● The exercise
Pictures stay out of this copy; please retype only the lines from the start of the records through the line with "210, 201, 193, 188, 193]".

Records with drawing code:
|---|
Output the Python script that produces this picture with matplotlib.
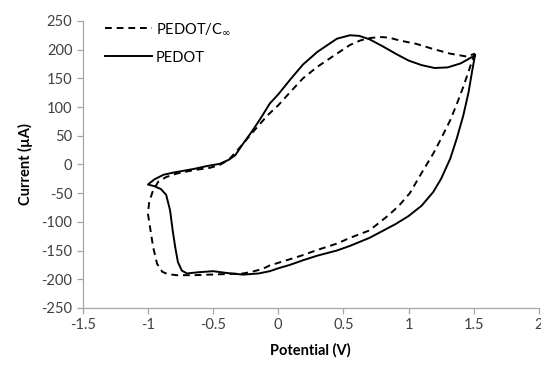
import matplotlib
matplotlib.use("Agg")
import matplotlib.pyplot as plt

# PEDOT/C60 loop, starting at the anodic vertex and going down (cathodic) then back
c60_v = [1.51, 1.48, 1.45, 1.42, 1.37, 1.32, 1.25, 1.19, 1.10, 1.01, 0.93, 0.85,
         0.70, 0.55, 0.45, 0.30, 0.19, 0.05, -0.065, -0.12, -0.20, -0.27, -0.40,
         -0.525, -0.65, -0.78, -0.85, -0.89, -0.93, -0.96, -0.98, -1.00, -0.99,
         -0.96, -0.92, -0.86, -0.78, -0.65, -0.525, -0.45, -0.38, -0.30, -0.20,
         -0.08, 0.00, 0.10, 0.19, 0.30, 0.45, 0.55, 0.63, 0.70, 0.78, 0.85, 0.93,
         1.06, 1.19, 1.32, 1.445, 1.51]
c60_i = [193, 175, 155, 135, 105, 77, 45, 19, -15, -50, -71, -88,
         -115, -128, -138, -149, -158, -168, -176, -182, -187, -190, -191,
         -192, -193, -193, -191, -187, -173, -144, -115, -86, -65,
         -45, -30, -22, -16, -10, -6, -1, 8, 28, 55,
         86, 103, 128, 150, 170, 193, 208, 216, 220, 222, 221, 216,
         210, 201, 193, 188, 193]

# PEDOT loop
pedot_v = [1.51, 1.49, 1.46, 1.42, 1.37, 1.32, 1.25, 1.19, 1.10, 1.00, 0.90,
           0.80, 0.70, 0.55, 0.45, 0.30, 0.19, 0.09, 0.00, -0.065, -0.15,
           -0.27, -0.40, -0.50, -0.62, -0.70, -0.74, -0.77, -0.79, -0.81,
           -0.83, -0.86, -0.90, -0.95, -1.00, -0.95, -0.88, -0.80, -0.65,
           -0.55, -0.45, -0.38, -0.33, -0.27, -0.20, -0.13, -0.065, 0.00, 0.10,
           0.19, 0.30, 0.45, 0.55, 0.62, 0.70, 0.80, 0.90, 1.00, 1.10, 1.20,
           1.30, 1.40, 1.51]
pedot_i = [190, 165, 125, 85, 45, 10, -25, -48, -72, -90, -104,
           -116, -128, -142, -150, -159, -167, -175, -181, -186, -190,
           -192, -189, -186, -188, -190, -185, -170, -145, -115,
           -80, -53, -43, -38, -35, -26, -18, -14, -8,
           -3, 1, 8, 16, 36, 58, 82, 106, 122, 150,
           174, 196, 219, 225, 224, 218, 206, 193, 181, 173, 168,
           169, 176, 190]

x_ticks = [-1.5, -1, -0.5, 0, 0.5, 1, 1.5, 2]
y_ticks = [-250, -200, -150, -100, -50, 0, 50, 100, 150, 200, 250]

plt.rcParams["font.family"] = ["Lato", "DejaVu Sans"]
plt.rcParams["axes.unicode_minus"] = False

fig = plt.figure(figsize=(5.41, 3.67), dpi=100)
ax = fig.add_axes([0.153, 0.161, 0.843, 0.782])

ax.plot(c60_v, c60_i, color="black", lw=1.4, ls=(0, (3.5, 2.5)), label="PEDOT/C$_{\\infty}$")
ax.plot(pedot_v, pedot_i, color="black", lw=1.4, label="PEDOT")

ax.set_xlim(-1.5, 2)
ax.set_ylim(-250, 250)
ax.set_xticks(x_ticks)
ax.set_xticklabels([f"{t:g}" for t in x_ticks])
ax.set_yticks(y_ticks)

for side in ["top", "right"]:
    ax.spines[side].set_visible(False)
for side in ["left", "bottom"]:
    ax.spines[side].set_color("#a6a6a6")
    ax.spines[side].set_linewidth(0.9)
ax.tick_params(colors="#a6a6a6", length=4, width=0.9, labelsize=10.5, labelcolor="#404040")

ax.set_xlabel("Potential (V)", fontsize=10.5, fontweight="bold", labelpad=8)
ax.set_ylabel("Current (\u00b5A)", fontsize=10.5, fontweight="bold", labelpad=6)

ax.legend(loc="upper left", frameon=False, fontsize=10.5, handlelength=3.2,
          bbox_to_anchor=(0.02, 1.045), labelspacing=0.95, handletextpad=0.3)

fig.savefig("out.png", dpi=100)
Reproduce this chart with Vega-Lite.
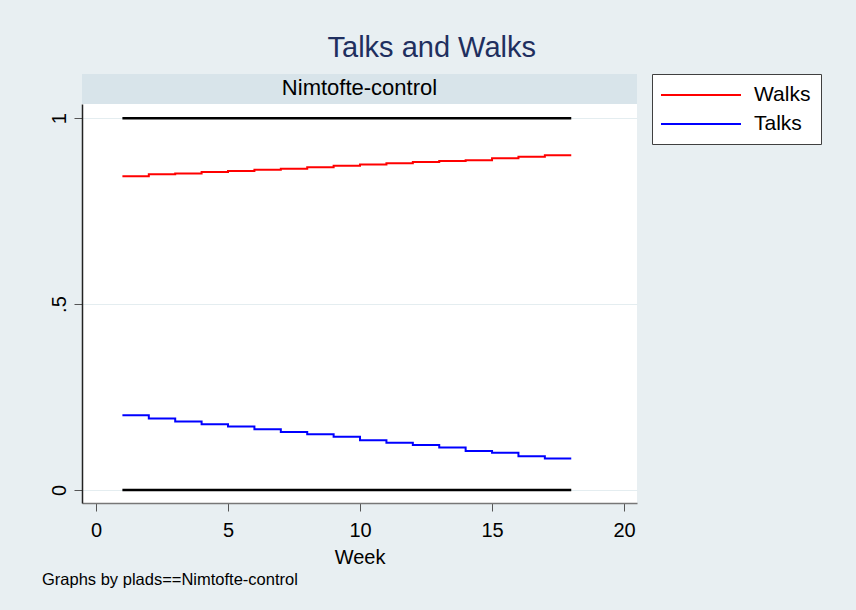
|---|
● Response
Output the Python script that produces this picture with matplotlib.
import matplotlib
matplotlib.use("Agg")
import matplotlib.pyplot as plt

# PEDOT/C60 loop, starting at the anodic vertex and going down (cathodic) then back
c60_v = [1.51, 1.48, 1.45, 1.42, 1.37, 1.32, 1.25, 1.19, 1.10, 1.01, 0.93, 0.85,
         0.70, 0.55, 0.45, 0.30, 0.19, 0.05, -0.065, -0.12, -0.20, -0.27, -0.40,
         -0.525, -0.65, -0.78, -0.85, -0.89, -0.93, -0.96, -0.98, -1.00, -0.99,
         -0.96, -0.92, -0.86, -0.78, -0.65, -0.525, -0.45, -0.38, -0.30, -0.20,
         -0.08, 0.00, 0.10, 0.19, 0.30, 0.45, 0.55, 0.63, 0.70, 0.78, 0.85, 0.93,
         1.06, 1.19, 1.32, 1.445, 1.51]
c60_i = [193, 175, 155, 135, 105, 77, 45, 19, -15, -50, -71, -88,
         -115, -128, -138, -149, -158, -168, -176, -182, -187, -190, -191,
         -192, -193, -193, -191, -187, -173, -144, -115, -86, -65,
         -45, -30, -22, -16, -10, -6, -1, 8, 28, 55,
         86, 103, 128, 150, 170, 193, 208, 216, 220, 222, 221, 216,
         210, 201, 193, 188, 193]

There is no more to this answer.